Bind-mounting /sys/fs/cgroup into a container is not the same as running with --privileged, but it's not risk-free either. The container can modify its own cgroup subtree, which means a compromised process could remove its own limits.

I decided this was acceptable because:

• The container runs trusted code (n8n workflows I wrote)
• The alternative—splitting every workflow into its own container—would complicate my Portainer setup
• The host's cgroup hierarchy is still protected; the container can't modify other containers' limits

If I were running untrusted workloads, I wouldn't use this approach.

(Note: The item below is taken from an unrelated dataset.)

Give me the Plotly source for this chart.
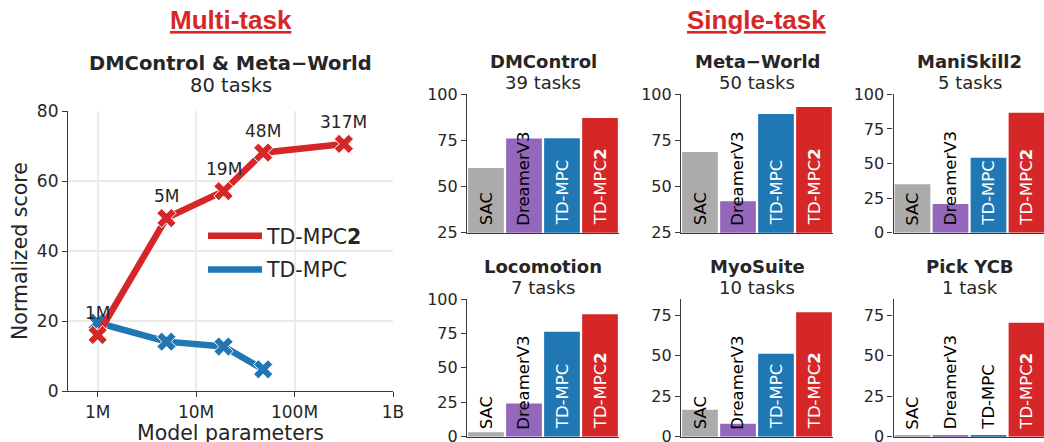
import plotly.graph_objects as go
import math

W, H = 1044, 442

# ---------------- data ----------------
methods = ["SAC", "DreamerV3", "TD-MPC", "TD-MPC2"]
method_labels = ["SAC", "DreamerV3", "TD-MPC", "TD-MPC<b>2</b>"]

tasks = ["DMControl", "Meta\u2212World", "ManiSkill2", "Locomotion", "MyoSuite", "Pick YCB"]
task_counts = ["39 tasks", "50 tasks", "5 tasks", "7 tasks", "10 tasks", "1 task"]

dmcontrol = [60.1, 76.0, 76.2, 87.2]
metaworld = [68.7, 42.0, 89.3, 93.1]
maniskill2 = [35.0, 20.7, 54.2, 86.7]
locomotion = [3.2, 24.2, 76.3, 88.9]
myosuite = [16.6, 8.0, 51.2, 76.8]
pickycb = [0.8, 0.8, 0.8, 70.3]

y_ranges = [[25, 100], [25, 100], [0, 100], [0, 100], [0, 85], [0, 85]]
y_tickvals = [[25, 50, 75, 100], [25, 50, 75, 100], [0, 25, 50, 75, 100],
              [0, 25, 50, 75, 100], [0, 25, 50, 75], [0, 25, 50, 75]]

params = [1e6, 5e6, 19e6, 48e6, 317e6]
param_labels = ["1M", "5M", "19M", "48M", "317M"]
tdmpc2_multi = [16.0, 49.4, 57.1, 68.1, 70.6]
tdmpc_multi = [19.5, 14.1, 12.7, 6.2]

x_tickvals = [1e6, 1e7, 1e8, 1e9]
x_ticktext = ["1M", "10M", "100M", "1B"]
y_tickvals_multi = [0, 20, 40, 60, 80]

# ---------------- style ----------------
FONT = "DejaVu Sans"
DARK = "#262626"
SPINE = "#3a3a3a"
GRID = "#ebebeb"
RED = "#d62728"
BLUE = "#1f77b4"
bar_colors = ["#ababab", "#9467bd", "#1f77b4", "#d62728"]
label_light = [False, False, True, True]

fig = go.Figure()

# ---------------- multi-task panel ----------------
fig.add_trace(go.Scatter(x=params[:len(tdmpc_multi)], y=tdmpc_multi, mode="lines",
                         line=dict(color=BLUE, width=6.5), name="TD-MPC",
                         legendrank=2, legendgroup="b", xaxis="x", yaxis="y"))
fig.add_trace(go.Scatter(x=params[:len(tdmpc_multi)], y=tdmpc_multi, mode="markers",
                         marker=dict(symbol="x", size=17, color=BLUE,
                                     line=dict(color="white", width=1)),
                         showlegend=False, xaxis="x", yaxis="y"))
fig.add_trace(go.Scatter(x=params, y=tdmpc2_multi, mode="lines",
                         line=dict(color=RED, width=6.5), name="TD-MPC<b>2</b>",
                         legendrank=1, legendgroup="a", xaxis="x", yaxis="y"))
fig.add_trace(go.Scatter(x=params, y=tdmpc2_multi, mode="markers",
                         marker=dict(symbol="x", size=17, color=RED,
                                     line=dict(color="white", width=1)),
                         showlegend=False, xaxis="x", yaxis="y"))

annotations = []
for xv, yv, lab in zip(params, tdmpc2_multi, param_labels):
    annotations.append(dict(x=math.log10(xv), y=yv, xref="x", yref="y", text=lab,
                            showarrow=False, yshift=22, xanchor="center", yanchor="middle",
                            font=dict(family=FONT, size=17, color=DARK)))

L_dom_x = [68 / W, 393 / W]
L_dom_y = [1 - 391 / H, 1 - 111 / H]

axis_common = dict(showline=True, linecolor=SPINE, linewidth=1.2, ticks="outside",
                   ticklen=5, tickcolor=SPINE, tickwidth=1.2, zeroline=False,
                   mirror=False, automargin=False, ticklabeloverflow="allow")

layout = dict(
    xaxis=dict(domain=L_dom_x, anchor="y", type="log",
               range=[math.log10(5e5), 9], tickvals=x_tickvals, ticktext=x_ticktext,
               showgrid=True, gridcolor=GRID, gridwidth=1.5,
               tickfont=dict(family=FONT, size=17, color=DARK), **axis_common),
    yaxis=dict(domain=L_dom_y, anchor="x", range=[0, 80], tickvals=y_tickvals_multi,
               showgrid=True, gridcolor=GRID, gridwidth=1.5,
               tickfont=dict(family=FONT, size=17, color=DARK), **axis_common),
)

# titles for multi-task panel
cx = (L_dom_x[0] + L_dom_x[1]) / 2
annotations.append(dict(x=cx, y=L_dom_y[1], xref="paper", yref="paper",
                        text="<b>DMControl & Meta\u2212World</b>", showarrow=False,
                        yshift=48, xanchor="center", yanchor="middle",
                        font=dict(family=FONT, size=19.5, color=DARK)))
annotations.append(dict(x=cx, y=L_dom_y[1], xref="paper", yref="paper",
                        text="80 tasks", showarrow=False, yshift=26,
                        xanchor="center", yanchor="middle",
                        font=dict(family=FONT, size=19.5, color=DARK)))
annotations.append(dict(x=20 / W, y=(L_dom_y[0] + L_dom_y[1]) / 2, xref="paper",
                        yref="paper", text="Normalized score", textangle=-90,
                        showarrow=False, xanchor="center", yanchor="middle",
                        font=dict(family=FONT, size=20.5, color=DARK)))
annotations.append(dict(x=cx, y=1 - 433 / H, xref="paper", yref="paper",
                        text="Model parameters", showarrow=False,
                        xanchor="center", yanchor="middle",
                        font=dict(family=FONT, size=20.5, color=DARK)))

# section headers
annotations.append(dict(x=231 / W, y=1 - 20 / H, xref="paper", yref="paper",
                        text="<b><u>Multi-task</u></b>", showarrow=False,
                        xanchor="center", yanchor="middle",
                        font=dict(family="Liberation Sans", size=26, color=RED)))
annotations.append(dict(x=756 / W, y=1 - 20 / H, xref="paper", yref="paper",
                        text="<b><u>Single-task</u></b>", showarrow=False,
                        xanchor="center", yanchor="middle",
                        font=dict(family="Liberation Sans", size=26, color=RED)))

# ---------------- single-task panels ----------------
task_values = [dmcontrol, metaworld, maniskill2, locomotion, myosuite, pickycb]
col_x = [[467 / W, 619 / W], [681 / W, 833 / W], [893.5 / W, 1.0]]
row_y = [[1 - 232.7 / H, 1 - 94.3 / H], [1 - 436.7 / H, 1 - 299 / H]]

for k, (vals, rng, tv) in enumerate(zip(task_values, y_ranges, y_tickvals)):
    n = k + 2
    r, c = divmod(k, 3)
    xd, yd = col_x[c], row_y[r]
    xr = [-0.5, 3.5] if c < 2 else [-0.5, -0.5 + (W - 893.5) / 38.0]
    fig.add_trace(go.Bar(x=list(range(len(methods))), y=vals, marker=dict(color=bar_colors,
                         line=dict(width=0)), showlegend=False, xaxis=f"x{n}",
                         yaxis=f"y{n}", hoverinfo="y"))
    layout[f"xaxis{n}"] = dict(domain=xd, anchor=f"y{n}", range=xr, showticklabels=False,
                               showgrid=False, showline=True, linecolor=SPINE,
                               linewidth=1.2, ticks="", zeroline=False, automargin=False)
    layout[f"yaxis{n}"] = dict(domain=yd, anchor=f"x{n}", range=rng, tickvals=tv,
                               showgrid=False,
                               tickfont=dict(family=FONT, size=16, color=DARK),
                               **axis_common)
    span = rng[1] - rng[0]
    for i, (v, lab) in enumerate(zip(vals, method_labels)):
        light = label_light[i] and (v - rng[0]) / span > 0.45
        annotations.append(dict(x=i, y=rng[0], xref=f"x{n}", yref=f"y{n}", text=lab,
                                textangle=-90, showarrow=False, xanchor="center",
                                yanchor="bottom", yshift=5,
                                font=dict(family=FONT, size=16.5,
                                          color="white" if light else "black")))
    tcx = (xd[0] + xd[1]) / 2 if c < 2 else (xd[0] + xd[0] + 152 / W) / 2
    annotations.append(dict(x=tcx, y=yd[1], xref="paper", yref="paper",
                            text=f"<b>{tasks[k]}</b>", showarrow=False, yshift=33,
                            xanchor="center", yanchor="middle",
                            font=dict(family=FONT, size=18, color=DARK)))
    annotations.append(dict(x=tcx, y=yd[1], xref="paper", yref="paper",
                            text=task_counts[k], showarrow=False, yshift=11.5,
                            xanchor="center", yanchor="middle",
                            font=dict(family=FONT, size=18, color=DARK)))

layout.update(dict(
    width=W, height=H,
    margin=dict(l=0, r=0, t=0, b=0, autoexpand=False),
    paper_bgcolor="white", plot_bgcolor="white",
    bargap=0.06,
    showlegend=True,
    legend=dict(x=203 / W, y=1 - 216 / H, xanchor="left", yanchor="top",
                bgcolor="rgba(0,0,0,0)", font=dict(family=FONT, size=20.5, color=DARK),
                itemwidth=54, tracegroupgap=4),
    annotations=annotations,
    font=dict(family=FONT, color=DARK),
))
fig.update_layout(layout)
fig.write_html("out.html", post_script="document.body.style.margin='0';",
               config={"displayModeBar": False})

I'd use Kubernetes with proper pod resource quotas instead.

Key Takeaways

• Docker's resource limits apply to the entire container. If you need per-process control, you have to work with cgroups directly.
• Cgroups v2 uses a unified hierarchy and different file names than v1 (memory.max instead of memory.limit_in_bytes, cgroup.procs instead of tasks).
• Bind-mounting /sys/fs/cgroup with :rw gives the container enough access to manage sub-cgroups without full privileges.
• CPU limits can cause unexpected hangs with async workloads. Test thoroughly before using them in production.
• Portainer doesn't expose cgroup controls. You'll need CLI access for this kind of work.
• Automating process assignment is harder than it sounds. Manual PID assignment worked better for my use case.

When This Approach Makes Sense

This is useful if:

• You have a multi-process container where one process occasionally misbehaves
• Splitting the container isn't practical (shared filesystem, complex inter-process communication, etc.)
• You're running on a cgroups v2 host (most modern Linux distros)
• You have SSH access to containers and don't rely solely on a web UI

It's not useful if:

• You're running untrusted code
• You need automatic, dynamic resource allocation
• Your host uses cgroups v1 (the syntax is different and more fragmented)
• You prefer orchestration tools like Kubernetes that handle this natively

For my Proxmox homelab running Portainer, this was the right balance between control and complexity. It solved the noisy neighbor problem without forcing me to redesign my entire container architecture.